(Stored items)
--- Start ---

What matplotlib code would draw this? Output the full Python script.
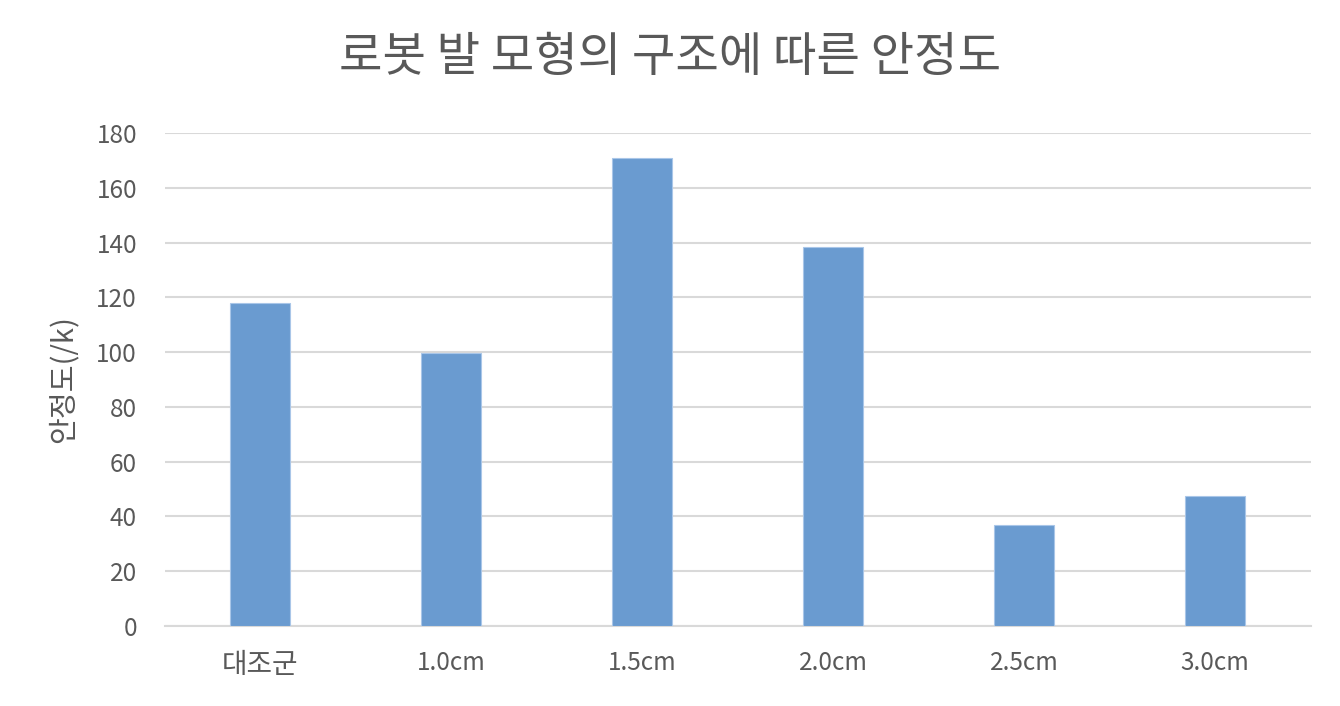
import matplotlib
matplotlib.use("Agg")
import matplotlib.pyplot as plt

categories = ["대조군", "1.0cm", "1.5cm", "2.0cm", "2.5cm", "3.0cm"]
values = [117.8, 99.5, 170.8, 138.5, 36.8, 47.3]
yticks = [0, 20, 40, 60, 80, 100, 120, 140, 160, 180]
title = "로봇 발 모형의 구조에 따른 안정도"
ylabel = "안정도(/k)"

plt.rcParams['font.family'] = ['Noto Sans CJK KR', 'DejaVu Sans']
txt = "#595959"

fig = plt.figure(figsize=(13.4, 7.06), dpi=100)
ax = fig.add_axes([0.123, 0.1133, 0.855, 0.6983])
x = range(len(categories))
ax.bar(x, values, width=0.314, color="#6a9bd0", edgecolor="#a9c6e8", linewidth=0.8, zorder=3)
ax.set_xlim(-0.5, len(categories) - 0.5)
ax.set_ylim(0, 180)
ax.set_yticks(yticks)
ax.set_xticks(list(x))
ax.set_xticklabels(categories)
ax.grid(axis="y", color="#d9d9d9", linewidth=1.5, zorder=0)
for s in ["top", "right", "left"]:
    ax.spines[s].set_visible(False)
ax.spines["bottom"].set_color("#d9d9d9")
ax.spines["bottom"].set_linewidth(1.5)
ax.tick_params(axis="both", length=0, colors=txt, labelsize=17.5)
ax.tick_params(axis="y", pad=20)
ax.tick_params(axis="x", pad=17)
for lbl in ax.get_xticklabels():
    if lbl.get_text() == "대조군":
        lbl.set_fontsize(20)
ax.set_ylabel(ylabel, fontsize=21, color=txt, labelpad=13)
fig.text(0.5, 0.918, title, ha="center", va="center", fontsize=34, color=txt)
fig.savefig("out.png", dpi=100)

--- End ---
--- Start ---

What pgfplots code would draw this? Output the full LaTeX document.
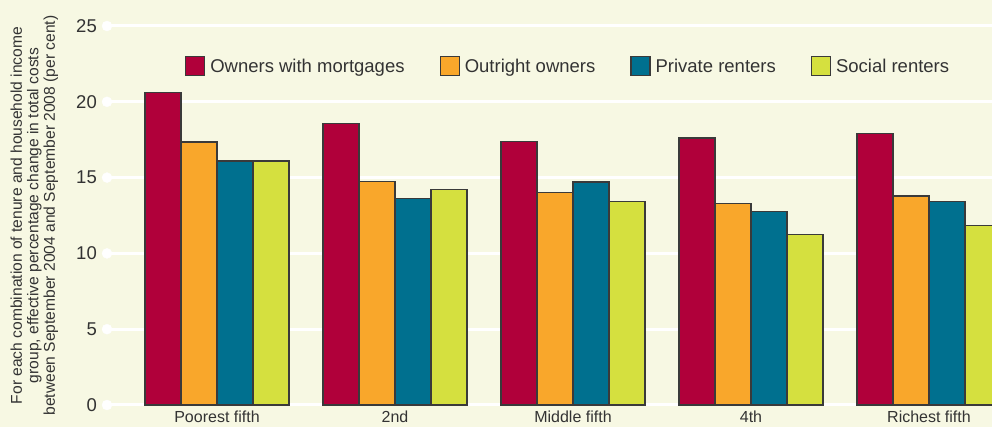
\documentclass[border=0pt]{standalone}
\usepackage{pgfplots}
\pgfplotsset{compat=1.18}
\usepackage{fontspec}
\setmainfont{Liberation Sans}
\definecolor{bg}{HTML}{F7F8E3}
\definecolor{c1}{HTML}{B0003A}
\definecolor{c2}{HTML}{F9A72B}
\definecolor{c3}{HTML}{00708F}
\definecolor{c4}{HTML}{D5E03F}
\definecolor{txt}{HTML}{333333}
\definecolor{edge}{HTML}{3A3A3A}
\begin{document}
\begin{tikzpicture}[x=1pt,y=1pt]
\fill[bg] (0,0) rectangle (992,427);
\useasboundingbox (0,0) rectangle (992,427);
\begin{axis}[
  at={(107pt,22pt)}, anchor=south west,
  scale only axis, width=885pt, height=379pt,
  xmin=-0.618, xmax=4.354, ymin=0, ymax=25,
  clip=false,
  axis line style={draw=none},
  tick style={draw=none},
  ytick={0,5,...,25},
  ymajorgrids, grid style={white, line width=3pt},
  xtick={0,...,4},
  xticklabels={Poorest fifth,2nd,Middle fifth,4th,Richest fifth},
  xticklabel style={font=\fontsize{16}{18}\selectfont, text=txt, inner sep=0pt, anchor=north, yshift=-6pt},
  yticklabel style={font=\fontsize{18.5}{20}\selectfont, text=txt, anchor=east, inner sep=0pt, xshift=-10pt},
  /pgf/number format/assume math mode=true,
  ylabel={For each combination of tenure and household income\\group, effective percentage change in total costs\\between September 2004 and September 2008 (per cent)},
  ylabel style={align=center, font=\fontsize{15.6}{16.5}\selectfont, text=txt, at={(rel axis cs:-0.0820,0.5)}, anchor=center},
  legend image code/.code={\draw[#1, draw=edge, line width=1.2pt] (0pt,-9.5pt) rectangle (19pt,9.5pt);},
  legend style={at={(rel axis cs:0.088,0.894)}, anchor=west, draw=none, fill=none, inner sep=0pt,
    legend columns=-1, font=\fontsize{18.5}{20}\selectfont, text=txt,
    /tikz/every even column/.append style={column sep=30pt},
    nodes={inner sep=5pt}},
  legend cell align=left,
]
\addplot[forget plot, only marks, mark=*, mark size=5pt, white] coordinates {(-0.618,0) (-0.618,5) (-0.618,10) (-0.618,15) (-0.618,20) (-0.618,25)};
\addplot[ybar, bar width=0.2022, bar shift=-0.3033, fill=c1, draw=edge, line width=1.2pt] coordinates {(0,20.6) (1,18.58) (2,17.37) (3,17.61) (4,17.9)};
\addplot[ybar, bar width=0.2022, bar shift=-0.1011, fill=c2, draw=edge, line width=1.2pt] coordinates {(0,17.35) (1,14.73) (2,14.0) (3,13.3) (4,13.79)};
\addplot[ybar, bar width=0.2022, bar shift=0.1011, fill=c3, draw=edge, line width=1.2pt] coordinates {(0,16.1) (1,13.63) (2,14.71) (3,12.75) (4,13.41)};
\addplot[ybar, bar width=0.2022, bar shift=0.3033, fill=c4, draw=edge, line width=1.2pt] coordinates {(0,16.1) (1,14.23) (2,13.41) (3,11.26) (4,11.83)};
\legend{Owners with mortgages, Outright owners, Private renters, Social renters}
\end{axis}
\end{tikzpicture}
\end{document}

--- End ---

Keep to the lines between the line with "What matplotlib code" and the line with "import matplotlib.pyplot as plt", inclusive, and transcribe them without pictures.

- Solution below -
What matplotlib code would draw this? Output the full Python script.
import matplotlib
matplotlib.use("Agg")
import matplotlib.pyplot as plt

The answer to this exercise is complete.